Jack Kevorkian: From Front Page To Obscurity

JACK KEVORKIAN: FROM FRONT PAGE TO OBSCURITY

Windsor Star
March 28 2008
Canada

His candidacy is a cry for attention from someone the world has
passed by.

So. Dr. Jack Kevorkian, the man who made assisted suicide a household
word back in the 1990s, wants to go to Congress? Everyone’s first
reaction was pretty much the same: We can’t wait to see his health
care plan.

That, or, I’ll bet there’s a few bills lying around the House he
would really like to kill.

TWO THINGS ARE CERTAIN:

Congressman Kevorkian would be a full-employment guarantee for Jay
Leno, Dave Letterman, and every standup comedian in every coffee
house from here to Botswana.

And — it isn’t going to happen.

He almost certainly won’t get on the ballot.

Reporters took his announcement far too seriously, and anyone who
knows the aging, cantankerous former pathologist knows he is unlikely
to have either the stamina or the stick-to-it qualities needed to
collect enough signatures to get on the ballot as an independent.

His candidacy is a cry for attention from someone the world has passed
by, and whose 15 minutes of fame was used up soon after he went to
prison nine years ago.

For the last year, he has been living the life of a forgotten
recluse. Since being paroled from prison, he has been mostly
forgotten. He lives in a downscale apartment complex in a bustling
suburb, where he can sometimes be seen at the Farmers’ Market across
the street, buying apples.

He’ll turn 80 in May. He no longer drives and shuns most of his old
friends, mostly avoids the media.

When I asked to meet with him, he declined, telling his doctor,
"He always feels he has to be objective."

These days, he sometimes walks down the street unrecognized. That’s
a far cry from the early 1990s, when scarcely a day went by when Dr.

Jack Kevorkian wasn’t on the front pages.

The man who made the suicide machine famous, and who, by his count,
"helped" 130 cross the divide, appeared on the cover of Time magazine,
was the subject of endless documentaries and owned all the nightly
news shows. (I wrote about him for Esquire, Vanity Fair and the New
York Times.)

Thanks in large part to his flamboyant and brilliant lawyer, Geoffrey
Fieger, he was acquitted in trial after trial. Prosecutors gave up;
Kevorkian-style assisted suicide became de facto legal in metropolitan
Detroit. Then he got reckless and fired his lawyer.
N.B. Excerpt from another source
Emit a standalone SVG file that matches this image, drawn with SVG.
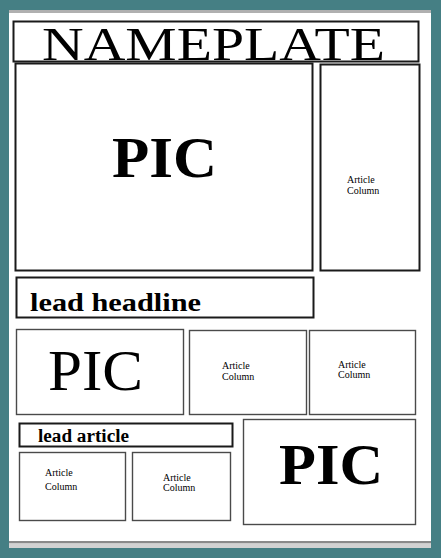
<svg xmlns="http://www.w3.org/2000/svg" width="441" height="558" viewBox="0 0 441 558">
<style>
.frame{fill:#457f84}
.box{fill:#fff;stroke:#1a1a1a;stroke-width:2}
.thin{fill:#fff;stroke:#4a4a4a;stroke-width:1.4}
.serif{font-family:"Liberation Serif","Times New Roman",serif;fill:#000}
.b{font-weight:bold}
.small{font-size:10px}
</style>
<rect class="frame" x="0" y="0" width="441" height="558"/>
<rect x="9" y="10" width="422" height="538" fill="#fff"/>
<rect x="9" y="10" width="422" height="3" fill="#b0b0b0"/>
<rect x="9" y="541" width="422" height="2.5" fill="#8a8a8a"/>
<rect x="9" y="543.5" width="422" height="4.5" fill="#d2d2d2"/>
<g id="nameplate">
<rect class="box" x="13.5" y="21.5" width="405" height="40" stroke-width="1.5"/>
<text class="serif" x="42" y="60" font-size="47" textLength="343" lengthAdjust="spacingAndGlyphs">NAMEPLATE</text>
</g>
<g id="pic-main">
<rect class="box" x="15.5" y="63.5" width="297" height="207"/>
<text class="serif b" x="112" y="177" font-size="57" textLength="105" lengthAdjust="spacingAndGlyphs">PIC</text>
</g>
<g id="article-right">
<rect class="box" x="320.5" y="64.5" width="99" height="206"/>
<text class="serif small" x="347" y="183">Article</text>
<text class="serif small" x="347" y="194">Column</text>
</g>
<g id="lead-headline">
<rect class="box" x="16.5" y="277.5" width="297" height="40"/>
<text class="serif b" x="30" y="311" font-size="26" textLength="171" lengthAdjust="spacingAndGlyphs">lead headline</text>
</g>
<g id="pic-second">
<rect class="thin" x="16.5" y="329.5" width="167" height="85"/>
<text class="serif" x="48" y="390" font-size="57" textLength="95" lengthAdjust="spacingAndGlyphs">PIC</text>
</g>
<g id="article-mid-1">
<rect class="thin" x="189.5" y="330.5" width="117" height="84"/>
<text class="serif small" x="222" y="369">Article</text>
<text class="serif small" x="222" y="379.5">Column</text>
</g>
<g id="article-mid-2">
<rect class="thin" x="309.5" y="330.5" width="106" height="84"/>
<text class="serif small" x="338" y="367.5">Article</text>
<text class="serif small" x="338" y="377.5">Column</text>
</g>
<g id="lead-article">
<rect class="box" x="19.5" y="423.5" width="213" height="23"/>
<text class="serif b" x="38" y="442" font-size="18" textLength="91" lengthAdjust="spacingAndGlyphs">lead article</text>
</g>
<g id="article-low-1">
<rect class="thin" x="19.5" y="452.5" width="106" height="68"/>
<text class="serif small" x="45" y="475.5">Article</text>
<text class="serif small" x="45" y="489.5">Column</text>
</g>
<g id="article-low-2">
<rect class="thin" x="132.5" y="452.5" width="98" height="68"/>
<text class="serif small" x="163" y="480.5">Article</text>
<text class="serif small" x="163" y="491">Column</text>
</g>
<g id="pic-low">
<rect class="thin" x="243.5" y="419.5" width="172" height="105"/>
<text class="serif b" x="279" y="484" font-size="57" textLength="104" lengthAdjust="spacingAndGlyphs">PIC</text>
</g>
<g id="connectors"/>
</svg>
Next he performed "active euthanasia" on a dying man with Lou Gehrig’s
disease, videotaped the procedure, and sent the tape to Mike Wallace
at 60 Minutes.

Almost reluctantly, the authorities charged him with murder.

Kevorkian was totally incompetent as his own lawyer. He ranted about
Thomas Jefferson and ancient Rome.

In his summary, Kevorkian pointed a boney finger at the jury. "Do I
look like a mass murder to you?" he yelled. Well, come to think of it
… He was convicted of second-degree murder. He grinned. "Now I’ve
got them right where I want them," he said. He thought the public
would demand his release. He was wrong. They forgot him.

That’s not to say he didn’t have an impact. The hospice movement
flourished as an alternative to inhaling gas in a rusty van.

Doctors have become far more willing to give their patients proper
pain medication, especially when they’re dying.

His candidacy is a cry for attention from someone the world has
passed by.

That doesn’t mean Kevorkian was altogether wrong. Most of his patients
were rational, competent and educated, including a physician with
bone cancer, and had concluded it was time for them to go. That was
why juries acquitted Kevorkian.

Yet his antics eventually put people off. "We came to realize this
was about his own psychological needs, not the patients," the sister
of one of his early suicides told me.

Why would he want to be in Congress? Essentially, he has become a
libertarian. (He has only voted twice in his life — for Fieger for
governor and for a libertarian running for president.)

His main cause is the somewhat obscure ninth amendment to the
constitution: "The enumeration in the constitution, of certain rights
shall not be construed to deny or disparage others retained by the
people."

Kevorkian sees that as protecting the right to seek assisted suicide
or choose not to wear a seatbelt while driving.

Democrats were initially dismayed by his candidacy. They are gearing
up to spend millions on behalf of Gary Peters, who is challenging
longtime U.S. Rep. Joe Knollenberg.

Kevorkian might take some anti-Knollenberg votes. But in order to get
on the ballot, he needs 3,000 valid signatures on official petitions
by July. The odds are against him doing that by himself. The odds
against him staying focused on the task are even longer. What he
might consider is that sometimes, wisdom doesn’t lie in trying to
extend your moment of fame. Sometimes, you need to know when to retire
gracefully from the field.

Jack Lessenberry, a member of Wayne State University’s journalism
faculty, writes on issues and people in Michigan.